Since introducing the NCLEX-RN exam in January 2015, there have been
approximately 400 exams issued in the province. Results for Anglophone and
Francophone New Brunswick nursing graduates continue to be disappointing,
significantly lower than our Atlantic counterparts and the lowest performance in
the country. In acknowledgement of the impact of the transition to a new exam
on many stakeholder groups; a special meeting has been called of the NANB
Board for early December.
“As a regulatory body for the nursing profession, we are mandated to ensure
nurses entering practice have the necessary knowledge and skills to practice
both safely and competently in the public’s interest,” says Laurie Janes,
Executive Director of the Nurses Association of New Brunswick. “Preliminary
provincial data is currently being analyzed and shared with nursing programs
as we initiate an action plan to work collaboratively through this transition
phase with all stakeholders.”
In 2012, three years prior to the first exam writing, communication with nursing
stakeholder groups was initiated. Different methods of communication were
used including: three NCLEX-RN information workshops developed for nurse
educators (Moncton/Fredericton/Halifax); regularly posted updates on the
NANB website (Communique), and presentations by NANB staff to graduating
student classes across the province. Presentations are scheduled by
contacting NANB offices.
Students can access a variety of resources to prepare for the NCLEX-RN
exam. Key resource documents for educators and students were identified in 2012.
Those documents are on the NANB website in both official languages.
As NANB receives student, educator, feedback further resources are
considered. As we continue to dialogue with students and families, and hear
messaging from other nursing organizations, it is apparent to NANB there is a
need to move towards a productive dialogue fostering solutions that assist
graduate nurses through this transition period for the new exam.

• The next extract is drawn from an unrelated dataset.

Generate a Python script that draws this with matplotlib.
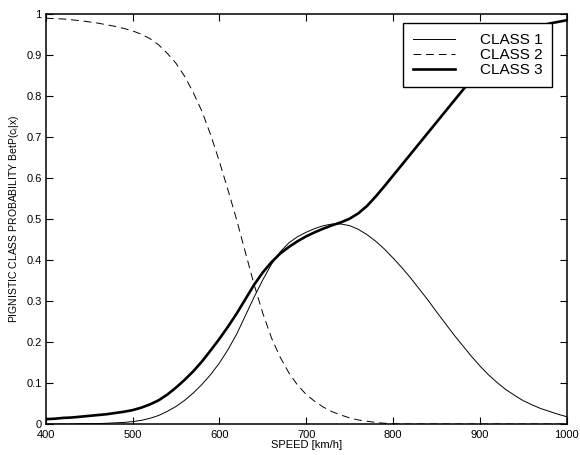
import matplotlib
matplotlib.use("Agg")
import matplotlib.pyplot as plt

# speed grid [km/h], 10 km/h steps, probabilities
speed = list(range(400, 1001, 10))

class1 = [0.000, 0.000, 0.000, 0.000, 0.001, 0.001, 0.001, 0.002, 0.003, 0.004,
          0.006, 0.009, 0.014, 0.021, 0.031, 0.043, 0.058, 0.076, 0.097, 0.121,
          0.149, 0.182, 0.220, 0.265, 0.310, 0.352, 0.390, 0.420, 0.442, 0.457,
          0.468, 0.477, 0.484, 0.488, 0.488, 0.484, 0.475, 0.462, 0.446, 0.427,
          0.405, 0.382, 0.357, 0.330, 0.303, 0.274, 0.246, 0.218, 0.192, 0.166,
          0.142, 0.120, 0.101, 0.084, 0.070, 0.057, 0.047, 0.038, 0.031, 0.024,
          0.018]

class2 = [0.990, 0.989, 0.988, 0.986, 0.984, 0.981, 0.978, 0.974, 0.970, 0.965,
          0.959, 0.951, 0.940, 0.925, 0.904, 0.880, 0.848, 0.808, 0.762, 0.705,
          0.640, 0.570, 0.497, 0.418, 0.340, 0.270, 0.210, 0.163, 0.125, 0.095,
          0.072, 0.055, 0.041, 0.030, 0.022, 0.015, 0.010, 0.007, 0.004, 0.002,
          0.001, 0.000, 0.000, 0.000, 0.000, 0.000, 0.000, 0.000, 0.000, 0.000,
          0.000, 0.000, 0.000, 0.000, 0.000, 0.000, 0.000, 0.000, 0.000, 0.000,
          0.000]

class3 = [0.012, 0.013, 0.015, 0.016, 0.018, 0.020, 0.022, 0.024, 0.027, 0.030,
          0.034, 0.040, 0.048, 0.058, 0.072, 0.089, 0.108, 0.129, 0.153, 0.180,
          0.208, 0.238, 0.270, 0.305, 0.340, 0.370, 0.395, 0.416, 0.432, 0.446,
          0.458, 0.468, 0.477, 0.485, 0.492, 0.501, 0.514, 0.532, 0.555, 0.580,
          0.606, 0.632, 0.658, 0.684, 0.710, 0.736, 0.762, 0.788, 0.814, 0.839,
          0.863, 0.886, 0.906, 0.924, 0.940, 0.953, 0.963, 0.971, 0.977, 0.981,
          0.985]

labels = ["CLASS 1", "CLASS 2", "CLASS 3"]
xticks = [400, 500, 600, 700, 800, 900, 1000]
yticks = [0, 0.1, 0.2, 0.3, 0.4, 0.5, 0.6, 0.7, 0.8, 0.9, 1]
yticklabels = ["0", "0.1", "0.2", "0.3", "0.4", "0.5", "0.6", "0.7", "0.8", "0.9", "1"]

plt.rcParams["font.family"] = ["Liberation Sans", "DejaVu Sans"]

fig = plt.figure(figsize=(5.8, 4.55), dpi=100)
ax = fig.add_axes([0.079, 0.068, 0.898, 0.901])

ax.plot(speed, class1, color="black", lw=0.7, label=labels[0])
ax.plot(speed, class2, color="black", lw=0.7, ls=(0, (8, 5)), label=labels[1])
ax.plot(speed, class3, color="black", lw=1.9, label=labels[2])

ax.set_xlim(400, 1000)
ax.set_ylim(0, 1)
ax.set_xticks(xticks)
ax.set_yticks(yticks)
ax.set_yticklabels(yticklabels)
ax.tick_params(direction="in", top=True, right=True, length=5, width=0.8,
               labelsize=8)
ax.tick_params(axis="x", pad=4)
ax.tick_params(axis="y", pad=3)
for sp in ax.spines.values():
    sp.set_linewidth(1.1)

ax.set_xlabel("SPEED [km/h]", fontsize=8, labelpad=0)
ax.set_ylabel(r"PIGNISTIC CLASS PROBABILITY BetP(c$_\mathregular{i}$|x)",
              fontsize=7.5, labelpad=4)

leg = ax.legend(loc="upper right", bbox_to_anchor=(0.972, 0.978), borderaxespad=0,
                fontsize=11, fancybox=False, framealpha=1, edgecolor="black",
                handlelength=2.75, handletextpad=1.6, labelspacing=0.08,
                borderpad=0.65)
leg.get_frame().set_linewidth(1.0)

fig.savefig("out.png", dpi=100)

“As exam results continue to become available, the trend would indicate
improvements upon a 2nd write attempt of the exam,” says Janes. “Although
this is encouraging, we are sympathetic to those struggling to enter our
profession and want to take any action possible to support their success in
entry to practice while being mindful of our regulatory mandate for public
The NANB Board of Directors will convene for a special meeting in December
to review potential opportunities that may enhance graduate nurse success.